EXERCISE GOAL >> Print exactly the lines from the first one down to the line that contains "6, 8, 6, 6, 6]", both included, and skip the pictures.

>> begin

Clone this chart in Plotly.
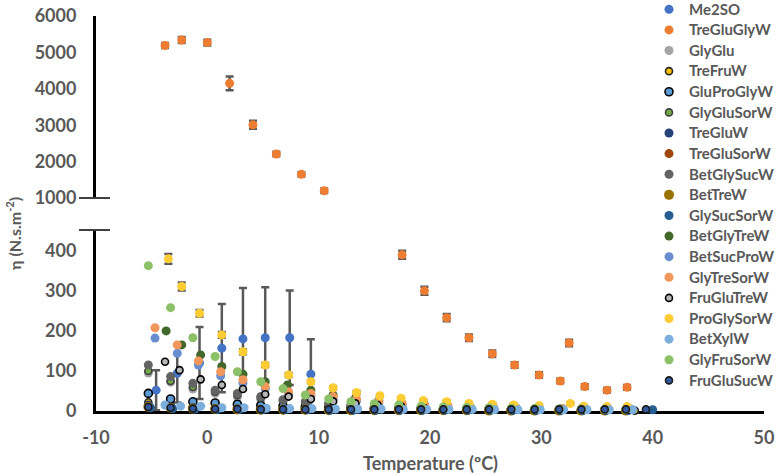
import plotly.graph_objects as go

# ---------------- data ----------------
t_a = [-5.3, -3.3, -1.3, 0.7, 2.7, 4.8, 6.8, 8.8, 10.9, 12.9, 15.0, 17.2, 19.2, 21.2, 23.3, 25.3, 27.3, 29.4, 31.6, 33.6, 35.7, 37.6]
t_b = [-4.7, -2.7, -0.8, 1.2, 3.2, 5.2, 7.3, 9.3, 11.3, 13.4, 15.4, 17.5, 19.5, 21.6, 23.6, 25.7, 27.7, 29.8, 31.9, 34.0, 36.0, 38.0]
t_c = [-3.8, -2.4, -0.6, 1.3, 3.3, 5.3, 7.4, 9.4, 11.5, 13.5, 15.6, 17.6, 19.7, 21.7, 23.8, 25.8, 27.9, 29.9, 32.0, 34.1, 36.1, 38.2]

me2so_t = [-4.6, -2.7, -0.7, 1.3, 3.2, 5.2, 7.4, 9.3]
me2so_v = [52, 94, 120, 157, 180, 183, 183, 92]
me2so_e = [50, 73, 90, 110, 127, 126, 118, 87]

treglugly_t = [-3.8, -2.3, 0.0, 2.0, 4.1, 6.2, 8.45, 10.5, 17.5, 19.5, 21.5, 23.5, 25.6, 27.6, 29.8, 31.7, 32.5, 33.9, 35.9, 37.7]
treglugly_v = [5190, 5340, 5270, 4150, 3010, 2210, 1650, 1200, 390, 300, 233, 183, 143, 115, 90, 75, 170, 61, 52, 59]
treglugly_e = [70, 80, 80, 190, 110, 60, 60, 60, 10, 10, 9, 8, 8, 7, 7, 6, 8, 6, 6, 6]

glyglu_v = [95, 72, 55, 44, 35, 28, 23, 19, 15, 12, 10, 8, 7, 6, 5, 5, 4, 4, 3, 3, 3, 2]
trefru_t = [-5.3, -3.3, -1.3, 0.7, 2.7, 4.8, 6.8, 8.8, 10.9, 12.9, 15.0, 17.2, 19.2, 21.2, 23.3, 25.3, 27.3, 29.4, 31.6, 33.6, 35.7, 38.4]
trefru_v = [22, 14, 10, 8, 6, 5, 4, 4, 3, 3, 3, 2, 2, 2, 2, 2, 2, 2, 1, 1, 1, 1]
gluprogly_v = [44, 30, 23, 20, 17, 14, 12, 10, 8, 7, 6, 5, 5, 4, 4, 3, 3, 3, 3, 2, 2, 2]
glyglusor_v = [100, 75, 60, 48, 40, 33, 27, 22, 18, 14, 11, 9, 8, 7, 6, 5, 5, 4, 4, 3, 3, 3]
treglu_v = [15, 10, 8, 6, 5, 4, 3, 3, 3, 2, 2, 2, 2, 2, 2, 1, 1, 1, 1, 1, 1, 1]
treglusor_v = [12, 9, 7, 5, 4, 4, 3, 3, 3, 2, 2, 2, 2, 2, 1, 1, 1, 1, 1, 1, 1, 1]
betglysuc_v = [115, 86, 69, 52, 44, 36, 28, 23, 19, 15, 12, 10, 9, 8, 7, 6, 5, 5, 4, 4, 3, 3]
bettre_v = [10, 8, 6, 5, 4, 3, 3, 3, 2, 2, 2, 2, 2, 2, 2, 1, 1, 1, 1, 1, 1, 1]
glysucsor_t = [-5.1, -3.1, -1.1, 0.9, 2.9, 4.9, 7.0, 9.0, 11.0, 13.1, 15.1, 17.3, 19.3, 21.3, 23.4, 25.4, 27.4, 29.5, 31.7, 33.7, 35.8, 37.8, 40.0]
glysucsor_v = [8, 6, 5, 4, 4, 3, 3, 3, 2, 2, 2, 2, 2, 2, 2, 2, 1, 1, 1, 1, 1, 1, 3]
betglytre_t = [-3.7, -2.3, -0.6, 1.3, 3.2, 5.2, 7.2, 9.3, 11.3, 13.3, 15.4, 17.4, 19.5, 21.5, 23.6, 25.6, 27.7, 29.7, 31.8, 33.9, 35.9, 38.0]
betglytre_v = [200, 165, 140, 111, 92, 73, 65, 52, 40, 32, 26, 20, 16, 13, 11, 9, 8, 7, 6, 5, 5, 4]
betsucpro_v = [182, 144, 115, 88, 70, 55, 44, 38, 30, 25, 20, 16, 13, 11, 9, 8, 7, 6, 5, 5, 4, 4]
glytresor_v = [208, 165, 125, 98, 78, 61, 48, 44, 36, 30, 24, 19, 16, 13, 11, 9, 8, 7, 6, 5, 5, 5]
fruglutre_t = [-3.8, -2.5, -0.6, 1.3, 3.2, 5.2, 7.3, 9.3, 11.3, 13.3, 15.3, 17.4, 19.4, 21.4, 23.5, 25.5, 27.6, 29.6, 31.7, 33.8, 35.8, 37.9]
fruglutre_v = [123, 102, 79, 65, 55, 42, 36, 30, 24, 19, 15, 12, 10, 8, 7, 6, 5, 5, 4, 4, 3, 3]
proglysor_t = [-3.5, -2.3, -0.7, 1.3, 3.2, 5.2, 7.3, 9.3, 11.3, 13.4, 15.5, 17.4, 19.4, 21.5, 23.5, 25.6, 27.5, 29.8, 32.6, 33.8, 35.9, 37.7]
proglysor_v = [380, 311, 244, 190, 148, 115, 90, 73, 58, 46, 38, 32, 26, 23, 19, 17, 15, 13, 19, 12, 11, 11]
proglysor_e = [12, 10, 8, 7, 6, 5, 5, 4, 4, 4, 3, 3, 3, 3, 3, 3, 3, 3, 3, 3, 3, 3]
betxyl_v = [15, 12, 12, 8, 8, 7, 6, 6, 5, 5, 5, 4, 4, 4, 4, 3, 3, 3, 3, 3, 3, 3]
glyfrusor_v = [363, 258, 183, 136, 98, 73, 56, 40, 30, 23, 18, 15, 12, 10, 9, 8, 7, 6, 5, 5, 4, 4]
fruglusuc_t = [-5.3, -3.3, -1.3, 0.7, 2.7, 4.8, 6.8, 8.8, 10.9, 12.9, 15.0, 17.2, 19.2, 21.2, 23.3, 25.3, 27.3, 29.4, 31.6, 33.6, 35.7, 37.6, 39.4]
fruglusuc_v = [10, 8, 6, 5, 5, 4, 4, 4, 4, 4, 4, 4, 4, 4, 4, 4, 4, 4, 4, 4, 4, 4, 4]

x_ticks = [-10, 0, 10, 20, 30, 40, 50]
x_tick_labels = ["-10", "0", "10", "20", "30", "40", "50"]
y_low_ticks = [0, 100, 200, 300, 400]
y_high_ticks = [1000, 2000, 3000, 4000, 5000, 6000]

# ---------------- style ----------------
GRAY_TXT = "#595959"
FONT = "Lato"
ERRC = "#595959"
LEG_TXT_PX = 15

fig = go.Figure()


def add(name, t, v, color, size=9, outline=None, err=None, yaxis="y", showlegend=True):
    marker = dict(color=color, size=size, line=dict(width=0))
    if outline:
        marker["line"] = dict(color=outline, width=1.6)
    kw = {}
    if err is not None:
        kw["error_y"] = dict(type="data", array=err, visible=True, color=ERRC,
                             thickness=2.5, width=4)
    label = f"<span style='font-size:{LEG_TXT_PX}px'>{name}</span>"
    fig.add_trace(go.Scatter(x=t, y=v, mode="markers", name=label, marker=marker,
                             yaxis=yaxis, xaxis="x", cliponaxis=False,
                             legendgroup=name, showlegend=showlegend, **kw))


# split TreGluGlyW between the two panels
tg_hi = [(t, v, e) for t, v, e in zip(treglugly_t, treglugly_v, treglugly_e) if v >= 1000]
tg_lo = [(t, v, e) for t, v, e in zip(treglugly_t, treglugly_v, treglugly_e) if v < 1000]

add("Me2SO", me2so_t, me2so_v, "#4472C4", err=me2so_e)
add("TreGluGlyW", [p[0] for p in tg_lo], [p[1] for p in tg_lo], "#ED7D31",
    err=[p[2] for p in tg_lo])
add("GlyGlu", t_a, glyglu_v, "#A5A5A5")
add("TreFruW", trefru_t, trefru_v, "#FFC000", size=7, outline="#262626")
add("GluProGlyW", t_a, gluprogly_v, "#5B9BD5", size=8, outline="#000000")
add("GlyGluSorW", t_a, glyglusor_v, "#70AD47", size=7, outline="#404040")
add("TreGluW", t_a, treglu_v, "#264478")
add("TreGluSorW", t_a, treglusor_v, "#9E480E")
add("BetGlySucW", t_a, betglysuc_v, "#636363")
add("BetTreW", t_a, bettre_v, "#997300", size=10)
add("GlySucSorW", glysucsor_t, glysucsor_v, "#255E91")
add("BetGlyTreW", betglytre_t, betglytre_v, "#43682B")
add("BetSucProW", t_b, betsucpro_v, "#698ED0")
add("GlyTreSorW", t_b, glytresor_v, "#F1975A")
add("FruGluTreW", fruglutre_t, fruglutre_v, "#B7B7B7", size=7, outline="#000000")
add("ProGlySorW", proglysor_t, proglysor_v, "#FFCD33", err=proglysor_e)
add("BetXylW", t_c, betxyl_v, "#7CAFDD")
add("GlyFruSorW", t_a, glyfrusor_v, "#8CC168")
add("FruGluSucW", fruglusuc_t, fruglusuc_v, "#335AA1", size=7, outline="#1a1a1a")

add("TreGluGlyW", [p[0] for p in tg_hi], [p[1] for p in tg_hi], "#ED7D31",
    err=[p[2] for p in tg_hi], yaxis="y2", showlegend=False)

# ---------------- layout ----------------
W, H = 783, 475
L, R, T, B = 96, 19, 16, 64
plot_w = W - L - R
plot_h = H - T - B
low_top = (411 - 230) / plot_h
high_bot = (411 - 198) / plot_h

tickfont = dict(family=FONT, size=18, color=GRAY_TXT, weight="bold")

fig.update_layout(
    width=W, height=H,
    margin=dict(l=L, r=R, t=T, b=B, autoexpand=False),
    paper_bgcolor="white", plot_bgcolor="white",
    showlegend=True,
    legend=dict(x=(649 - L) / plot_w, xanchor="left",
                y=(411 + 6) / plot_h, yanchor="top", maxheight=470,
                font=dict(family=FONT, size=13.55, color=GRAY_TXT, weight="bold"),
                bgcolor="rgba(0,0,0,0)", tracegroupgap=0, itemwidth=30),
    xaxis=dict(range=[-10, 50], tickvals=x_ticks, ticktext=x_tick_labels,
               showgrid=False, zeroline=False,
               showline=True, linecolor="black", linewidth=3, ticks="",
               tickfont=tickfont, anchor="y", layer="below traces",
               ticklabelstandoff=8),
    yaxis=dict(domain=[0, low_top], range=[0, 452], tickvals=y_low_ticks,
               showgrid=False, zeroline=False, showline=True, linecolor="black",
               linewidth=3, ticks="", tickfont=tickfont, anchor="x",
               layer="below traces", ticklabelstandoff=13),
    yaxis2=dict(domain=[high_bot, 1], range=[1000, 6000], tickvals=y_high_ticks,
                showgrid=False, zeroline=False, showline=True, linecolor="black",
                linewidth=3, ticks="", tickfont=tickfont, anchor="x",
                layer="below traces", ticklabelstandoff=13),
    annotations=[
        dict(text="Temperature (ºC)", xref="paper", yref="paper", x=0.5,
             y=(411 - 463) / plot_h, xanchor="center", yanchor="middle",
             showarrow=False, font=dict(family=FONT, size=18, color=GRAY_TXT, weight="bold")),
        dict(text="η (N.s.m<sup>-2</sup>)", xref="paper", yref="paper",
             x=(13 - L) / plot_w, y=(411 - 234) / plot_h, xanchor="center",
             yanchor="middle", textangle=-90, showarrow=False,
             font=dict(family=FONT, size=16, color=GRAY_TXT, weight="bold")),
    ],
    shapes=[
        dict(type="line", xref="paper", yref="paper",
             x0=(79 - L) / plot_w, x1=(110 - L) / plot_w,
             y0=high_bot, y1=high_bot, line=dict(color="#404040", width=2)),
        dict(type="line", xref="paper", yref="paper",
             x0=(79 - L) / plot_w, x1=(110 - L) / plot_w,
             y0=low_top, y1=low_top, line=dict(color="#404040", width=2)),
    ],
)

fig.write_html("out.html", config={"displayModeBar": False},
               post_script="document.body.style.margin='0';document.body.style.padding='0';")
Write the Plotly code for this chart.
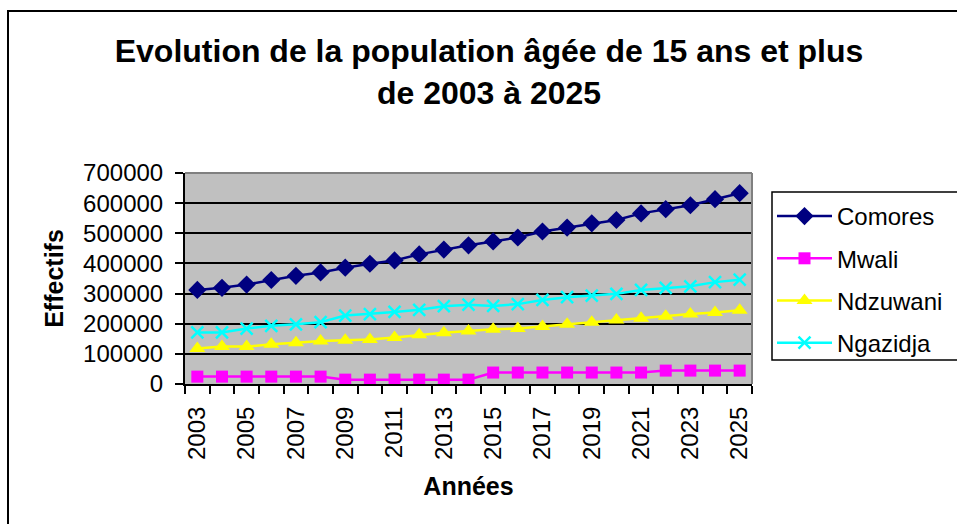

>> end

RESPONSE BELOW >>
Clone this chart in Plotly.
import plotly.graph_objects as go

# ---------------- data ----------------
t_a = [-5.3, -3.3, -1.3, 0.7, 2.7, 4.8, 6.8, 8.8, 10.9, 12.9, 15.0, 17.2, 19.2, 21.2, 23.3, 25.3, 27.3, 29.4, 31.6, 33.6, 35.7, 37.6]
t_b = [-4.7, -2.7, -0.8, 1.2, 3.2, 5.2, 7.3, 9.3, 11.3, 13.4, 15.4, 17.5, 19.5, 21.6, 23.6, 25.7, 27.7, 29.8, 31.9, 34.0, 36.0, 38.0]
t_c = [-3.8, -2.4, -0.6, 1.3, 3.3, 5.3, 7.4, 9.4, 11.5, 13.5, 15.6, 17.6, 19.7, 21.7, 23.8, 25.8, 27.9, 29.9, 32.0, 34.1, 36.1, 38.2]

me2so_t = [-4.6, -2.7, -0.7, 1.3, 3.2, 5.2, 7.4, 9.3]
me2so_v = [52, 94, 120, 157, 180, 183, 183, 92]
me2so_e = [50, 73, 90, 110, 127, 126, 118, 87]

treglugly_t = [-3.8, -2.3, 0.0, 2.0, 4.1, 6.2, 8.45, 10.5, 17.5, 19.5, 21.5, 23.5, 25.6, 27.6, 29.8, 31.7, 32.5, 33.9, 35.9, 37.7]
treglugly_v = [5190, 5340, 5270, 4150, 3010, 2210, 1650, 1200, 390, 300, 233, 183, 143, 115, 90, 75, 170, 61, 52, 59]
treglugly_e = [70, 80, 80, 190, 110, 60, 60, 60, 10, 10, 9, 8, 8, 7, 7, 6, 8, 6, 6, 6]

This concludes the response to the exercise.